Nina Donis designs Gorky Park uniforms

4 June 2013

Russian fashion duo Nina Donis have created eight different uniforms for employees at Moscow’s Gorky Park. Each uniform, inspired by both street wear and military apparel, has been designed to communicate a type of worker. Electricians’ uniforms are adorned with pictures of a lightbulb, drivers’ with a steering wheel and artists’ with a brush.

The simple and comfortable range comprises baggy jeans, sweatshirts, parkas, t-shirts and baseball caps. “We are very happy about the regeneration of the park,” said Donis Pupis, one half of Nina Donis, in an interview in Wonder Zine. “In addition, workwear has always been one of our favourite and most important sources of inspiration.”

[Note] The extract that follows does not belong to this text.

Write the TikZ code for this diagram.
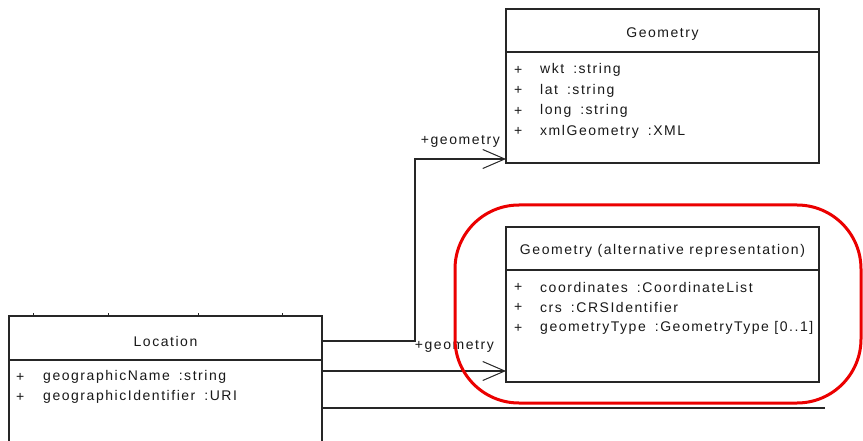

“I’d say that Gorky Park is one of our favourite places,” adds Nina Neretina, who co-founded the label. “In the early Nineties we used to study on Leninsky Prospekt, right opposite the entrance to Gorky Park. Our physical education classes used to take place there and we used to spend almost all of our free time in the park, in the cafe and on the waterfront.”

The park was opened in 1928 as a recreation ground dedicated to the celebration of the hard-working proletariat. Designed to inspire rather than to entertain, it fell into disrepair following the collapse of the Soviet Union. In 2011, it underwent a radical multi-million dollar makeover that transformed it into a hip hangout with cafes, an open-air cinema and a contemporary art gallery.

“A visitor coming to the park relies on positive emotions,” said Gorky Park director Olga Zakharova, who proposed enlisting the help of fashion designers to create the uniforms. “And it’s important to feel it all around.”